WORK TO COMPLETE: Return the first line, the line containing "at (60, -631)", and every line between them, exactly as they stand.

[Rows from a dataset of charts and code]
# # # # #

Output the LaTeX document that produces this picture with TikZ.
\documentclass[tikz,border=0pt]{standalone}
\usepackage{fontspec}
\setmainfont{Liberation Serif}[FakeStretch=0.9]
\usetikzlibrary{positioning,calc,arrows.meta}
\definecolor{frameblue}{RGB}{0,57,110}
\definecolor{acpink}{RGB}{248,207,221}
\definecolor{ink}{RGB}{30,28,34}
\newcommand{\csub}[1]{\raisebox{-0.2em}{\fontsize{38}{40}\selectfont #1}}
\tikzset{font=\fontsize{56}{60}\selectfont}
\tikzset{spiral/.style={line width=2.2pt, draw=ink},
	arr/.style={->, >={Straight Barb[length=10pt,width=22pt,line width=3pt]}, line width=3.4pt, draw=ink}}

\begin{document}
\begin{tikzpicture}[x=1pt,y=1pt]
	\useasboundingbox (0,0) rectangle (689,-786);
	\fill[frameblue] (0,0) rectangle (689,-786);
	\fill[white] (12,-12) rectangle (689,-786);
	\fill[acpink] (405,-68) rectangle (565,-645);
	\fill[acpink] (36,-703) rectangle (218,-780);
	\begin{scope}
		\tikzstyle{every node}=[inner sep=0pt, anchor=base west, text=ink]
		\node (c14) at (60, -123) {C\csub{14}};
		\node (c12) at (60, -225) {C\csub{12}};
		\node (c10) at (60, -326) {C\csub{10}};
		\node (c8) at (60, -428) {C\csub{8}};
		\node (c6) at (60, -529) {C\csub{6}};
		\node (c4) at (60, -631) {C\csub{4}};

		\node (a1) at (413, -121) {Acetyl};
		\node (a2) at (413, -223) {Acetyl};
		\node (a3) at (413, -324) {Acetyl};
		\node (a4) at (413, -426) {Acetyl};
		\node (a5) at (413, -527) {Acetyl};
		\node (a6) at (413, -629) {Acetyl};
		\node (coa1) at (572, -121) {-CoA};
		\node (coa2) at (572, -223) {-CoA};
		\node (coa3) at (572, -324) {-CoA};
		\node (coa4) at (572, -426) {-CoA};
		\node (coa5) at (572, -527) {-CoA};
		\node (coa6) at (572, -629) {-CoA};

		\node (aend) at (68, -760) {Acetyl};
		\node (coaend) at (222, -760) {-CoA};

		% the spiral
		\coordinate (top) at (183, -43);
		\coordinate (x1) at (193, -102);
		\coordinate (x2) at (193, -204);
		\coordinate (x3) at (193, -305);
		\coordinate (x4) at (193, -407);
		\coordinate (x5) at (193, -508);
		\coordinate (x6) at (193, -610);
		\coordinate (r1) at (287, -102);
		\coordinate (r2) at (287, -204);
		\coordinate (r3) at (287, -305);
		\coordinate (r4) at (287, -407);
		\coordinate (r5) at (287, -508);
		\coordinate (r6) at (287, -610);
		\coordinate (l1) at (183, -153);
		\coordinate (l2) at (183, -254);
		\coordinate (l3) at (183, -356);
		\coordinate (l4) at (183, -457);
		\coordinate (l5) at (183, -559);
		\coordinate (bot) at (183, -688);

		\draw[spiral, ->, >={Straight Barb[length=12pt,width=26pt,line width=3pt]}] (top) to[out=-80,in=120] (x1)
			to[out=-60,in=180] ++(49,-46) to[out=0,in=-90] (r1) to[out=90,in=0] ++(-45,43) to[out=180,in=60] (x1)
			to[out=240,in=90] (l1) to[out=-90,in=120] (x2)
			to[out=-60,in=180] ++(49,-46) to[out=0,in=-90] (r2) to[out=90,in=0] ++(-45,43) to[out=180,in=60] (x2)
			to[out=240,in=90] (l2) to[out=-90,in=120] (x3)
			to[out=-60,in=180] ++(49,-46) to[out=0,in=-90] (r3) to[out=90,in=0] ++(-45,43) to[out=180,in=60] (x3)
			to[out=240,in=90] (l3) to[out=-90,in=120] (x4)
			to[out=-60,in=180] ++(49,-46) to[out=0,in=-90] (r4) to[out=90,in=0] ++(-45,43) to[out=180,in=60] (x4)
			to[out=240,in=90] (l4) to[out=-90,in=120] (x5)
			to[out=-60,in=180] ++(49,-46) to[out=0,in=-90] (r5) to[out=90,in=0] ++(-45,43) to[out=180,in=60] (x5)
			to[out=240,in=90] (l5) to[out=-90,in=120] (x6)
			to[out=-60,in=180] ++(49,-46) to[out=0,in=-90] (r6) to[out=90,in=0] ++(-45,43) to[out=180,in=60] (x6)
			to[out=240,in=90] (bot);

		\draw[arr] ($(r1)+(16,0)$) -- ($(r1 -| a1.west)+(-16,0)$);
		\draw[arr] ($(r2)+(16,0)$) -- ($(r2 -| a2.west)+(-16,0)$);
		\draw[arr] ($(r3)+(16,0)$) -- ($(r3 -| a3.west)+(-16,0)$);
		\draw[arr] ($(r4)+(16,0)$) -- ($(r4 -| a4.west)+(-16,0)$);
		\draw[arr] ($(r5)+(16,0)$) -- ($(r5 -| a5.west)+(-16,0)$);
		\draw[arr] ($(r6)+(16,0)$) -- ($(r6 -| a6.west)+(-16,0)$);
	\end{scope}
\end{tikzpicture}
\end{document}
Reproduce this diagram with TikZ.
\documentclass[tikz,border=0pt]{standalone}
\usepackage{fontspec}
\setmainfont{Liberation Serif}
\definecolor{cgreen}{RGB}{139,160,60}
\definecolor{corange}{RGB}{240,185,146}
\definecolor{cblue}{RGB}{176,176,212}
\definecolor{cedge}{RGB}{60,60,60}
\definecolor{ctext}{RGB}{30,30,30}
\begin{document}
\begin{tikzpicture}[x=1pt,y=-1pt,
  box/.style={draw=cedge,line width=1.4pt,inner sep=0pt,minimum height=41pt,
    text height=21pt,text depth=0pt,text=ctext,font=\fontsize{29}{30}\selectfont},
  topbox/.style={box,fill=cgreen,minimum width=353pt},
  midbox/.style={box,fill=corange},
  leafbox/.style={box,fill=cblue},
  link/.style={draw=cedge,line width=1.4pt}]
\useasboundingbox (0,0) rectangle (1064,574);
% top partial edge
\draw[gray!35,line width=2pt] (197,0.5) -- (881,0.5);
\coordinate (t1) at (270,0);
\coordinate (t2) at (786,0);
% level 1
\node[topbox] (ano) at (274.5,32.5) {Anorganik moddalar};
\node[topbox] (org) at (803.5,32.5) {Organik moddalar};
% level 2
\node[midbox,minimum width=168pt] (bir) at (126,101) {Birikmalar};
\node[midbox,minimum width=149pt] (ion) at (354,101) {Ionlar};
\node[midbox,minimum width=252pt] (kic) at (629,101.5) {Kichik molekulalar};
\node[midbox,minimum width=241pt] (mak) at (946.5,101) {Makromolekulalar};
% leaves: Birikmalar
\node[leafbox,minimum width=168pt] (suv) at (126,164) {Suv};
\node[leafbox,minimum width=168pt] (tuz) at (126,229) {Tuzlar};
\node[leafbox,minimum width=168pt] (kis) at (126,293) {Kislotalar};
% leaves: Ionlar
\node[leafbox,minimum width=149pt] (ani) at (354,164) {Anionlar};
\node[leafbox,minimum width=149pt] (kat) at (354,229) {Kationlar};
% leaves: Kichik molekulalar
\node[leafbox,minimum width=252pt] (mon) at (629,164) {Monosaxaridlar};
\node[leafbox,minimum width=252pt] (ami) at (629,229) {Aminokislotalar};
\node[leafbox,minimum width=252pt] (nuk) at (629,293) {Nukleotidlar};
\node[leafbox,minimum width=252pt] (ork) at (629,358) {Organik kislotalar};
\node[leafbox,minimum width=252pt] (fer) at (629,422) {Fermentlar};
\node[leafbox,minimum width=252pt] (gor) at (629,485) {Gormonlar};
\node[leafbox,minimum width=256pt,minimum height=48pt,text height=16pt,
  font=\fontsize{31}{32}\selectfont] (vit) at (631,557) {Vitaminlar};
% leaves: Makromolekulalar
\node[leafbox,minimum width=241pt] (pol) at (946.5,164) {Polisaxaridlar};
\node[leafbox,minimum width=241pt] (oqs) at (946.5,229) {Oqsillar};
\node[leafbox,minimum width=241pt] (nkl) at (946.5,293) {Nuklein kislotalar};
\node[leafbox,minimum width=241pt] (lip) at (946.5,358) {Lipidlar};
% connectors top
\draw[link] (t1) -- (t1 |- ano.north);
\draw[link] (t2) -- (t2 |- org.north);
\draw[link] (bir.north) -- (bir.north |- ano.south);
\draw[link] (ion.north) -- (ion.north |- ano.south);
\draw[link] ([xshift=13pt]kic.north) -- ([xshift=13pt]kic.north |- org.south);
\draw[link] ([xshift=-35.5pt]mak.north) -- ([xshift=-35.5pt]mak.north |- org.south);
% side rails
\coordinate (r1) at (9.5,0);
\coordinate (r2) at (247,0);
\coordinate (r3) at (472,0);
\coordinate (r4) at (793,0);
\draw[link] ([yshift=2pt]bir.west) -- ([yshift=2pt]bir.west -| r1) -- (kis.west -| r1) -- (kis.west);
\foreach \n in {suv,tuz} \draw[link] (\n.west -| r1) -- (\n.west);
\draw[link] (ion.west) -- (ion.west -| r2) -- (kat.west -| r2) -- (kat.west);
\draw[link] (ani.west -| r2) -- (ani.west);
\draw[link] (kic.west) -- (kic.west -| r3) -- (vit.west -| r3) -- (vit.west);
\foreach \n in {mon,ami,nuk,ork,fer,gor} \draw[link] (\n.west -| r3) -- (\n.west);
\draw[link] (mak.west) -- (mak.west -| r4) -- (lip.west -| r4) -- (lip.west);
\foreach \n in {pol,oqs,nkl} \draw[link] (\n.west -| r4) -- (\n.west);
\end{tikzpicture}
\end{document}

# # # # #

WRITTEN SOLUTION:
Output the LaTeX document that produces this picture with TikZ.
\documentclass[tikz,border=0pt]{standalone}
\usepackage{fontspec}
\setmainfont{Liberation Serif}[FakeStretch=0.9]
\usetikzlibrary{positioning,calc,arrows.meta}
\definecolor{frameblue}{RGB}{0,57,110}
\definecolor{acpink}{RGB}{248,207,221}
\definecolor{ink}{RGB}{30,28,34}
\newcommand{\csub}[1]{\raisebox{-0.2em}{\fontsize{38}{40}\selectfont #1}}
\tikzset{font=\fontsize{56}{60}\selectfont}
\tikzset{spiral/.style={line width=2.2pt, draw=ink},
	arr/.style={->, >={Straight Barb[length=10pt,width=22pt,line width=3pt]}, line width=3.4pt, draw=ink}}

\begin{document}
\begin{tikzpicture}[x=1pt,y=1pt]
	\useasboundingbox (0,0) rectangle (689,-786);
	\fill[frameblue] (0,0) rectangle (689,-786);
	\fill[white] (12,-12) rectangle (689,-786);
	\fill[acpink] (405,-68) rectangle (565,-645);
	\fill[acpink] (36,-703) rectangle (218,-780);
	\begin{scope}
		\tikzstyle{every node}=[inner sep=0pt, anchor=base west, text=ink]
		\node (c14) at (60, -123) {C\csub{14}};
		\node (c12) at (60, -225) {C\csub{12}};
		\node (c10) at (60, -326) {C\csub{10}};
		\node (c8) at (60, -428) {C\csub{8}};
		\node (c6) at (60, -529) {C\csub{6}};
		\node (c4) at (60, -631) {C\csub{4}};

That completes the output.